**Aim**
Print the material below exactly as it stands, please, from its first line to the line holding "(0,0) rectangle (750,325);", with no pictures.

**Data excerpts**
== == ==
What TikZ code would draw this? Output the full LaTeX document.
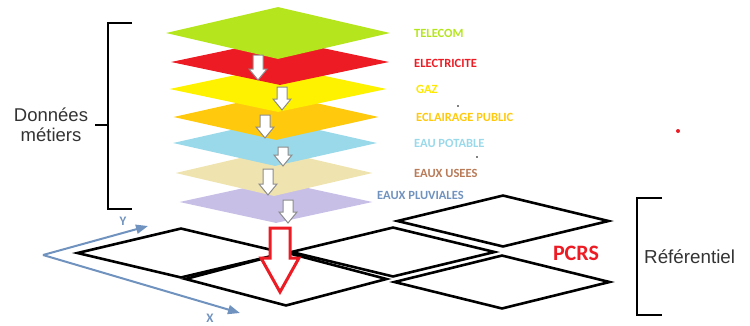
\documentclass[tikz,border=0pt]{standalone}
\usepackage{fontspec}
\setmainfont{Liberation Sans}
\newfontfamily\calibri{Carlito}
\usetikzlibrary{shapes.geometric, arrows.meta}

\definecolor{lime}{HTML}{B5E61D}
\definecolor{paintred}{HTML}{ED1C24}
\definecolor{paintyellow}{HTML}{FFF200}
\definecolor{gold}{HTML}{FFC90E}
\definecolor{turquoise}{HTML}{99D9EA}
\definecolor{beige}{HTML}{EFE4B0}
\definecolor{lavender}{HTML}{C8BFE7}
\definecolor{brown}{HTML}{B97A57}
\definecolor{bluegray}{HTML}{7092BE}

\tikzstyle{layer} = [diamond, inner sep=0pt, minimum width=215pt, minimum height=46pt]
\tikzstyle{tile} = [diamond, inner sep=0pt, draw=black, line width=2.6pt]
\tikzstyle{down} = [draw=gray!90, fill=white, line width=1pt, line join=miter]
\tikzstyle{bigdown} = [draw=paintred, fill=white, line width=3pt, line join=miter]
\tikzstyle{lbl} = [anchor=west, inner sep=0pt, font=\calibri\bfseries\fontsize{12.5}{14}\selectfont]
\tikzstyle{axis} = [line width=2pt, draw=bluegray, -{Triangle[length=12pt,width=9pt]}]
\tikzstyle{bracket} = [line width=2.8pt]
\tikzstyle{side} = [font=\fontsize{18.5}{20}\selectfont, text=black!80, align=center, inner sep=0pt]

% fat down arrows, drawn from the middle of their tail; #1 = length
\tikzset{
  smallarrow/.pic={
    \path[pic actions] (-5,0) -- (5,0) -- (5,{#1-11}) -- (9,{#1-11}) -- (0,#1)
      -- (-9,{#1-11}) -- (-5,{#1-11}) -- cycle;
  },
  bigarrow/.pic={
    \path[pic actions] (-10,0) -- (10,0) -- (10,{#1-34}) -- (19,{#1-34}) -- (0,#1)
      -- (-19,{#1-34}) -- (-10,{#1-34}) -- cycle;
  }
}

\begin{document}
\begin{tikzpicture}[x=1pt,y=-1pt]
\useasboundingbox (0,0) rectangle (750,325);

%%%%% BASE TILES (PCRS)
\node (tileA) [tile, minimum width=208pt, minimum height=50pt] at (181,253) {};
\node (tileB) [tile, minimum width=204pt, minimum height=50pt] at (393,252) {};
\node (tileC) [tile, minimum width=212pt, minimum height=52pt] at (503,221) {};
\node (tileD) [tile, minimum width=216pt, minimum height=54pt] at (502,282) {};
\node (tileE) [tile, minimum width=202pt, minimum height=54pt] at (286,279) {};

%%%%% LAYERS, bottom one first
\node (pluv) [layer, fill=lavender, minimum width=193pt, minimum height=42pt] at (276,202) {};
\node (usees) [layer, fill=beige, minimum width=197pt] at (274,173) {};
\node (potable) [layer, fill=turquoise, minimum width=204pt] at (275,143) {};
\node (eclair) [layer, fill=gold, minimum width=205pt] at (276,117) {};
\node (gaz) [layer, fill=paintyellow, minimum width=217pt] at (278,89) {};
\node (elec) [layer, fill=paintred, minimum width=218pt] at (280,62) {};
\node (telecom) [layer, fill=lime, minimum width=224pt, minimum height=52pt] at (278,33) {};

%%%%% SMALL ARROWS between the layers
\pic (a1) [down] at (258,55) {smallarrow=25};
\pic (a2) [down] at (282,87) {smallarrow=23};
\pic (a3) [down] at (265,115) {smallarrow=23};
\pic (a4) [down] at (283,147) {smallarrow=19};
\pic (a5) [down] at (268,169) {smallarrow=26};
\pic (a6) [down] at (288,200) {smallarrow=23};

% the big one down to the referentiel
\pic (big) [bigdown] at (280,228) {bigarrow=64};

%%%%% LAYER NAMES
\node (tTelecom) [lbl, text=lime] at (414,33) {TELECOM};
\node (tElec) [lbl, text=paintred] at (414,63) {ELECTRICITE};
\node (tGaz) [lbl, text=paintyellow!90!orange] at (416,89) {GAZ};
\node (tEclair) [lbl, text=gold] at (416,117) {ECLAIRAGE PUBLIC};
\node (tPotable) [lbl, text=turquoise] at (414,143) {EAU POTABLE};
\node (tUsees) [lbl, text=brown] at (414,173) {EAUX USEES};
\node (tPluv) [lbl, text=bluegray] at (377,195) {EAUX PLUVIALES};

%%%%% AXES
\coordinate (orig) at (43,255);
\coordinate (yend) at (148,226);
\coordinate (xend) at (240,313);
\draw [axis] (orig) -- (yend);
\draw [axis] (orig) -- (xend);
\node (ylbl) [text=bluegray, font=\calibri\bfseries\fontsize{13}{14}\selectfont] at (123,221) {Y};
\node (xlbl) [text=bluegray, font=\calibri\bfseries\fontsize{13}{14}\selectfont] at (210,318) {X};

%%%%% BRACKETS AND SIDE TEXTS
\draw [bracket] (132,23) -- (108,23) -- (108,209) -- (132,209);
\draw [bracket] (95,125) -- (108,125);
\node (donnees) [side] at (51,125) {Données\\métiers};

\draw [bracket, line width=2.5pt] (662,198) -- (637,198) -- (637,315) -- (662,315);
\node (ref) [side, anchor=west, font=\fontsize{18.8}{20}\selectfont] at (644,257) {Référentiel};

\node (pcrs) [text=paintred, font=\calibri\bfseries\fontsize{22}{24}\selectfont] at (576,253) {PCRS};

% stray dots
\fill [paintred] (678,131) circle (2);
\fill [black] (458,106) circle (0.8);
\fill [black] (477,157) circle (0.8);
\end{tikzpicture}
\end{document}
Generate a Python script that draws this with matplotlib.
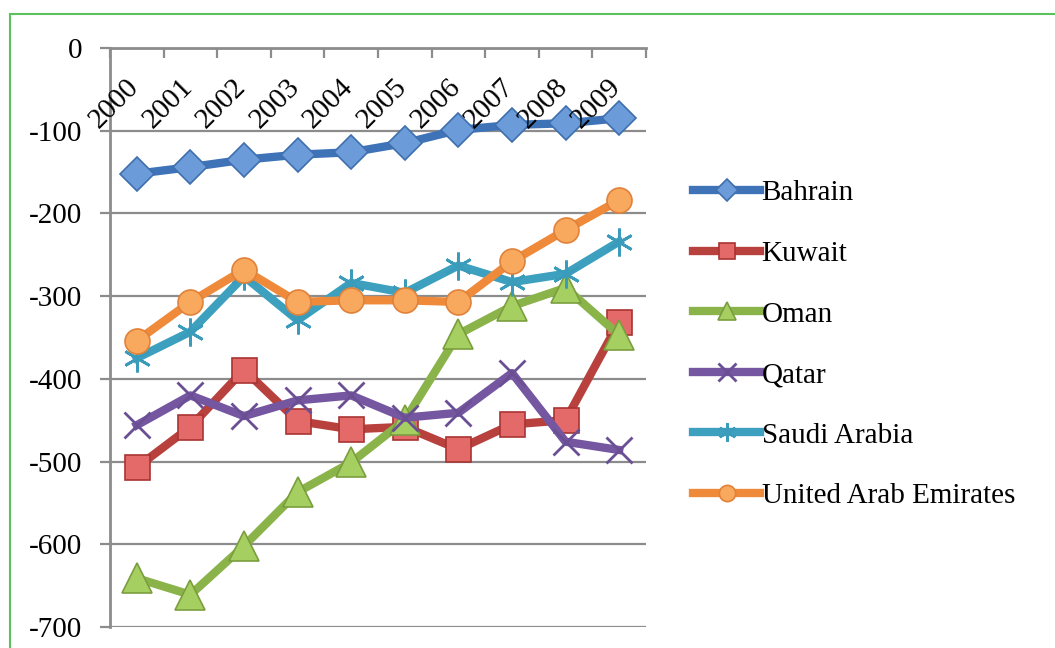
== == ==
**Answer to the task**
What TikZ code would draw this? Output the full LaTeX document.
\documentclass[tikz,border=0pt]{standalone}
\usepackage{fontspec}
\setmainfont{Liberation Sans}
\newfontfamily\calibri{Carlito}
\usetikzlibrary{shapes.geometric, arrows.meta}

\definecolor{lime}{HTML}{B5E61D}
\definecolor{paintred}{HTML}{ED1C24}
\definecolor{paintyellow}{HTML}{FFF200}
\definecolor{gold}{HTML}{FFC90E}
\definecolor{turquoise}{HTML}{99D9EA}
\definecolor{beige}{HTML}{EFE4B0}
\definecolor{lavender}{HTML}{C8BFE7}
\definecolor{brown}{HTML}{B97A57}
\definecolor{bluegray}{HTML}{7092BE}

\tikzstyle{layer} = [diamond, inner sep=0pt, minimum width=215pt, minimum height=46pt]
\tikzstyle{tile} = [diamond, inner sep=0pt, draw=black, line width=2.6pt]
\tikzstyle{down} = [draw=gray!90, fill=white, line width=1pt, line join=miter]
\tikzstyle{bigdown} = [draw=paintred, fill=white, line width=3pt, line join=miter]
\tikzstyle{lbl} = [anchor=west, inner sep=0pt, font=\calibri\bfseries\fontsize{12.5}{14}\selectfont]
\tikzstyle{axis} = [line width=2pt, draw=bluegray, -{Triangle[length=12pt,width=9pt]}]
\tikzstyle{bracket} = [line width=2.8pt]
\tikzstyle{side} = [font=\fontsize{18.5}{20}\selectfont, text=black!80, align=center, inner sep=0pt]

% fat down arrows, drawn from the middle of their tail; #1 = length
\tikzset{
  smallarrow/.pic={
    \path[pic actions] (-5,0) -- (5,0) -- (5,{#1-11}) -- (9,{#1-11}) -- (0,#1)
      -- (-9,{#1-11}) -- (-5,{#1-11}) -- cycle;
  },
  bigarrow/.pic={
    \path[pic actions] (-10,0) -- (10,0) -- (10,{#1-34}) -- (19,{#1-34}) -- (0,#1)
      -- (-19,{#1-34}) -- (-10,{#1-34}) -- cycle;
  }
}

\begin{document}
\begin{tikzpicture}[x=1pt,y=-1pt]
\useasboundingbox (0,0) rectangle (750,325);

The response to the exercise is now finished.